Running Cakewalk's Sonar 3.1.1 with the FA101's WDM drivers also turned in good results. With the WDM buffer set to its smallest setting the program reported a mixing latency of just 1.1 milliseconds, and played back a simple test song with no problems other than the anticipated huge increase in CPU consumption. For general usage, a 4 millisecond mixing latency provided a decent balance of speed and stability on my hardware — performance which helped make up for the fact that users of Sonar are stuck with the FA101's rather basic hardware-controlled monitoring capabilities unless they monitor through the computer.
Breaking out the indispensable Rightmark Audio Analyser and hooking up a loop-back connection on the FA101's first I/O pair produced some quite impressive results. Noise levels at 16-bit, 44.1kHz measured a steady -96.1dB(A), which at 24-bit decreased to a very respectable -102.3dB(A), tallying precisely with the figures cited by Edirol. The preamp-less inputs 3 to 8 were even better, averaging -103.9dB(A), whilst harmonic distortion of 0.004 percent and a very flat frequency response of about +0.18, -0.06 dB from 40Hz to 15kHz shouldn't draw any complaints either. In subjective listening tests, this certainly seemed to translate into audio quality that compared very favourably with my Layla 24, with a clean, open sound and good stereo imaging.
- Inputs 1 and 2: balanced or unbalanced XLR or TRS quarter-inch jack, nominal level -50 to -10 dBu (XLR) or -35 to +4 dBu (jack), high-impedance instrument option on input 2.
- Inputs 3 to 6: balanced or unbalanced TRS quarter-inch jack, nominal level +4dBu.
- Inputs 7 and 8: balanced or unbalanced TRS quarter-inch jack, nominal level -10 to +4 dBu.
- Outputs 1 to 8: balanced or unbalanced jack TRS quarter-inch jack at nominal level +4dBu, headphone socket for outputs 1/2.
- A-D converters: 24-bit.
- D-A converters: 24-bit.
- Digital I/O: Toslink optical type S/PDIF (channels 9/10), plus MIDI In and Out.

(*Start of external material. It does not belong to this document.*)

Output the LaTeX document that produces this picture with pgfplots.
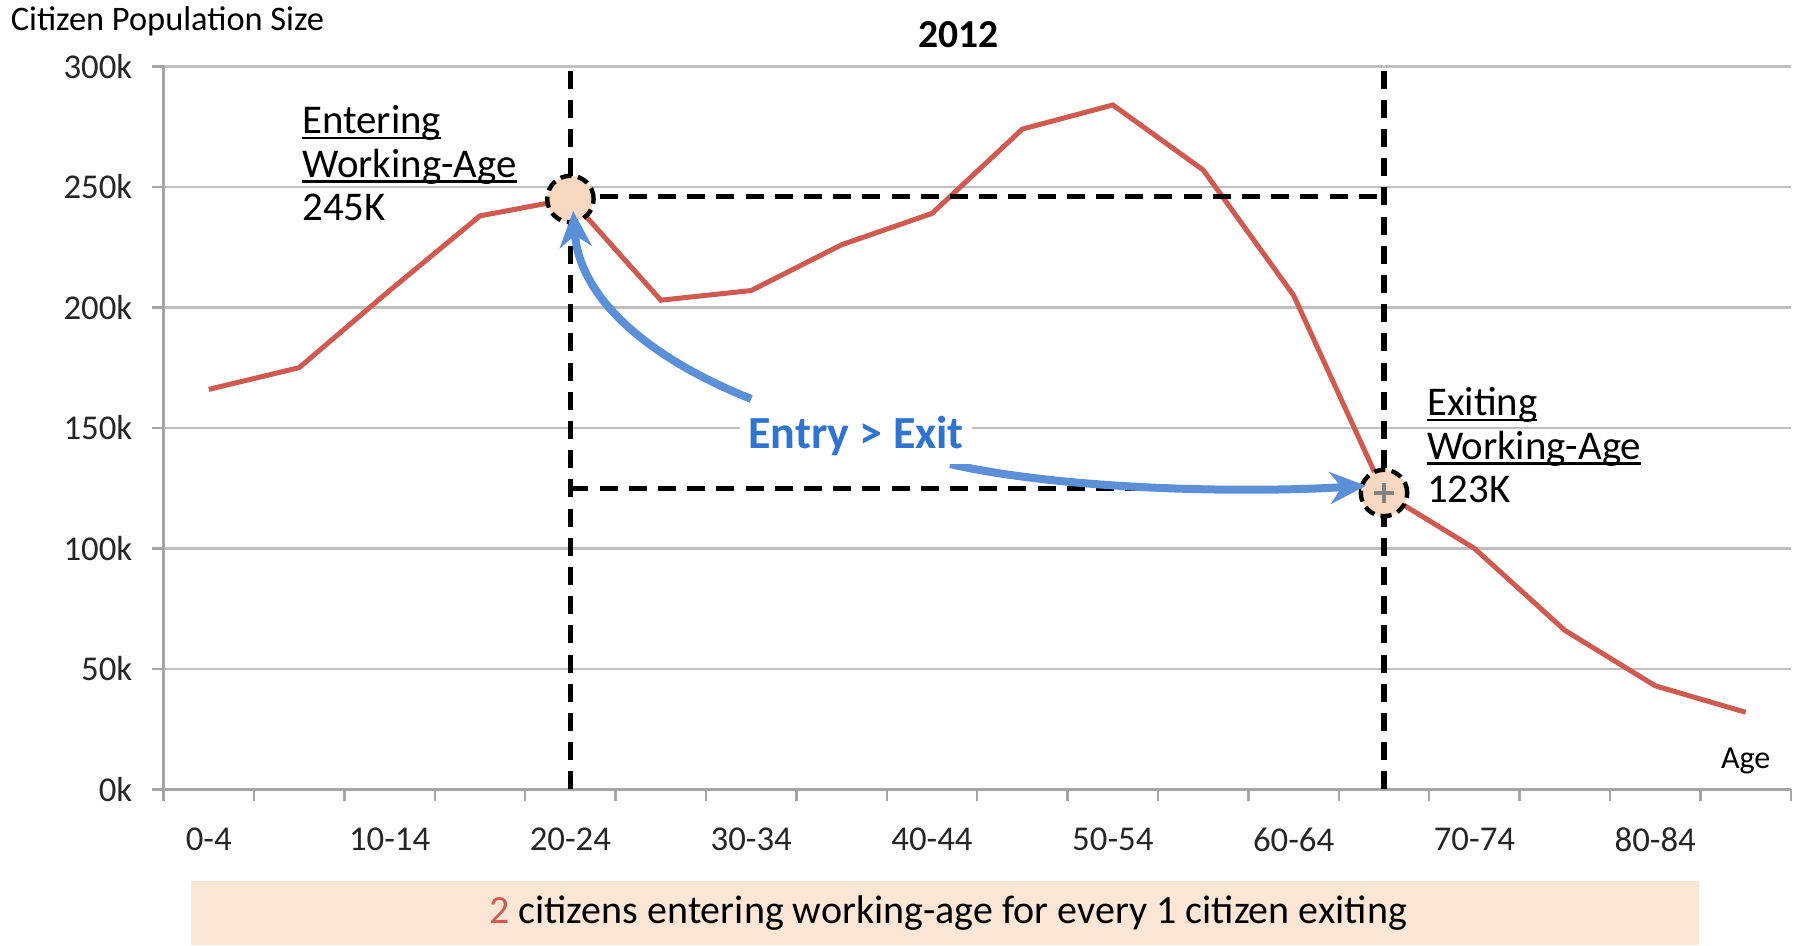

- Supported bit depths: 16, 24.
- Supported sample rates: 44.1, 48, 82, 96 kHz (plus 192kHz with six-channel full-duplex operation).
- Interface: Firewire 400 (IEEE 1394).
- Power: Firewire buss or supplied AC adaptor.
Since manufacturers are just starting to provide Firewire devices at the more affordable end of the market, it's not surprising that the FA101 undercuts everything else for the number of inputs and outputs it provides. To a certain extent, it looks like Edirol have had to make some sacrifices to reach this price point, because the FA101's routing and monitoring facilities lack the flexibility generally found in more costly multi-channel interfaces.
At the time of writing, the Edirol's stiffest competition looks set to come from M-Audio's newly released Firewire 1814, which, though equipped with fewer analogue outputs, does include such niceties as work clock and ADAT I/O. Yet although desktop users not averse to installing PCI cards have a lot more choice available to them, the FA101 still compares well on price with a number of similarly specified PCI-format products, including Edirol's own DA2496 and M-Audio's Delta 1010. Despite a couple of inconveniences, the FA101 is a tremendously capable device, and one that I'd be happy to use as my main audio interface. Versatile analogue connectivity and a very compact format make it well equipped for use outside the studio, whilst no-compromise 24-bit, 96kHz operation and good low-latency performance mean it'll be able to handle most demanding recording applications with ease. All in all, Edirol's first Firewire product is a strong contender, and one that deserves to sell extremely well.